In spite of the anti-Norse bigotry, Kells is a deeply sensitive film. The focus is on Brendan as he learns, against his uncle's wishes, the art of illumination. In the process, he acquires a deep relation with Brother Aidan, and with a mysterious woodland girl named Aisling, both of whom help him find his artistic voice.

But the true charm of Kells is in its visual beauty. Modern animators seem to have forgotten that highly modeled images in perfect perspective, while certainly truer to naturalism, are not inherently superior to thoughtfully styled, if somewhat more abstract, modes. In Kells, for example, perspective is flattened out in the manner of a medieval mosaic. This allows the animators to produce thematically recurrent images that evoke the enchanting styles of ninth-century Ireland.

Frequently, the characters stand in the middle of highly ornamented concentric circles. One such image is formed by stairs in front of an altar; in another, a ring of wolves encircles frightened monks.

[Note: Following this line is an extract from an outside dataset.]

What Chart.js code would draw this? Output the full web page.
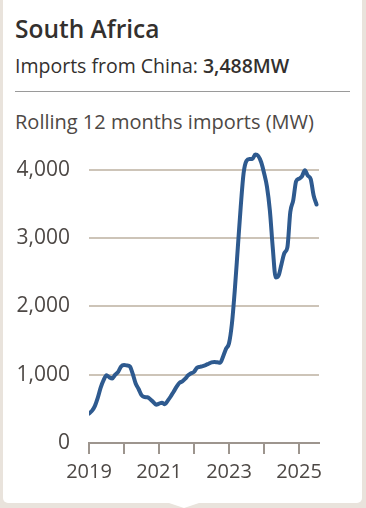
<!DOCTYPE html>
<html>
<head>
<meta charset="utf-8">
<script src="https://cdn.jsdelivr.net/npm/chart.js@4"></script>
<style>
  html, body { margin: 0; padding: 0; }
  body { width: 366px; height: 508px; background: #e9e3dc; position: relative; overflow: hidden; font-family: "Open Sans", sans-serif; color: #33302e; }
  .card { position: absolute; left: 3px; top: -6px; width: 359px; height: 509px; background: #fff; border-radius: 5px; }
  .card:after { content: ""; position: absolute; left: 166px; bottom: -5px; border-left: 15px solid transparent; border-right: 15px solid transparent; border-top: 5px solid #fff; }
  .titulo { position: absolute; left: 12px; top: 18px; font-size: 24.5px; font-weight: 600; }
  .sub { position: absolute; left: 12px; top: 58px; font-size: 19.5px; }
  .sub b { font-weight: 600; }
  .linea { position: absolute; left: 12px; top: 97px; width: 335px; height: 1px; background: #9a9a9a; }
  .rotulo { position: absolute; left: 12px; top: 114px; font-size: 20px; color: #4d4845; }
  #grafico { position: absolute; left: 0; top: 114px; }
</style>
</head>
<body>
<div class="card">
  <div class="titulo">South Africa</div>
  <div class="sub">Imports from China: <b>3,488MW</b></div>
  <div class="linea"></div>
  <div class="rotulo">Rolling 12 months imports (MW)</div>
</div>
<canvas id="grafico" width="366" height="376"></canvas>
<script>
// Serie mensual desde enero 2019 hasta julio 2025
const anioInicio = 2019;
const importaciones = [
  430, 470, 540, 660, 810, 920, 990, 960, 945, 1000, 1040, 1120,
  1140, 1135, 1120, 1010, 870, 790, 700, 672, 668, 640, 600, 560,
  575, 590, 565, 620, 680, 750, 820, 880, 900, 940, 990, 1020,
  1040, 1100, 1114, 1125, 1140, 1160, 1180, 1185, 1180, 1175, 1270, 1380,
  1460, 1750, 2250, 2850, 3450, 3950, 4130, 4155, 4155, 4220, 4200, 4110,
  3950, 3750, 3400, 2850, 2420, 2450, 2620, 2780, 2860, 3380, 3550, 3830,
  3865, 3900, 3990, 3910, 3860, 3620, 3488
];
const marcasY = [0, 1000, 2000, 3000, 4000];

let puntos = importaciones.map((v, i) => ({ x: anioInicio + i / 12, y: v }));

let grafico = document.getElementById('grafico').getContext('2d');

let diagrama = new Chart(grafico, {
  type: 'line',
  data: {
    datasets: [{
      data: puntos,
      borderColor: '#2e5a8f',
      borderWidth: 4,
      pointRadius: 0,
      tension: 0.4,
      cubicInterpolationMode: 'monotone',
      borderCapStyle: 'round',
      borderJoinStyle: 'round'
    }]
  },
  options: {
    responsive: false,
    animation: false,
    layout: { padding: { top: 5, right: 47, left: 0, bottom: 0 } },
    plugins: { legend: { display: false }, tooltip: { enabled: false } },
    scales: {
      x: {
        type: 'linear',
        min: 2019,
        max: 2025.57,
        afterFit: s => { s.height = 47; },
        grid: { drawOnChartArea: false, drawTicks: true, tickLength: 11, color: '#9d958e', lineWidth: 2 },
        border: { display: true, color: '#9d958e', width: 2 },
        ticks: {
          stepSize: 1,
          includeBounds: false,
          autoSkip: false,
          maxRotation: 0,
          padding: 6,
          color: '#4d4845',
          font: { family: 'Open Sans', size: 20 },
          callback: v => (v % 2 === 1 ? String(v) : '')
        }
      },
      y: {
        min: 0,
        max: 4350,
        afterFit: s => { s.width = 89; },
        afterBuildTicks: s => { s.ticks = marcasY.map(v => ({ value: v })); },
        grid: { drawTicks: false, color: '#cdc4b8', lineWidth: 2 },
        border: { display: false },
        ticks: {
          padding: 19,
          color: '#4d4845',
          font: { family: 'Open Sans', size: 21 },
          callback: v => v.toLocaleString('en-US')
        }
      }
    }
  }
});
</script>
</body>
</html>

All of this is evocative of the animation styles of the 1960s and '70s. Combining the inventiveness of Fantastic Planet, the geometric abstraction of The Point and the psychedelic swirls of Ralph Bakshi's skies and landscapes in Wizards, Secret of Kells is like a soothing version of an acid trip, only with more monks and berries.

The imagery isn't mere window dressing, though; it's deeply involved in the film's smartest themes. For example, in the forest, trees form endlessly ornate patterns that mimic the knots and twirls of the decorative styles of the monks' border designs, hinting that the mechanical world of the monks has its inspiration in the woodland areas from which they've walled themselves off. But nature isn't simply romanticized in the manner of Avatar's semi-literate smurf-porn. Instead, Kells allows the trees, plants and animals to show a natural world that is vicious and beautiful at the same time.

So I hope everyone will go see Kells. It's the very rare case of a film that children and adults will find equally enchanting. The adults' entertainment doesn't come from winking and going over the children's heads, but from a deeper appreciation of exactly those same elements that are captivating the kids.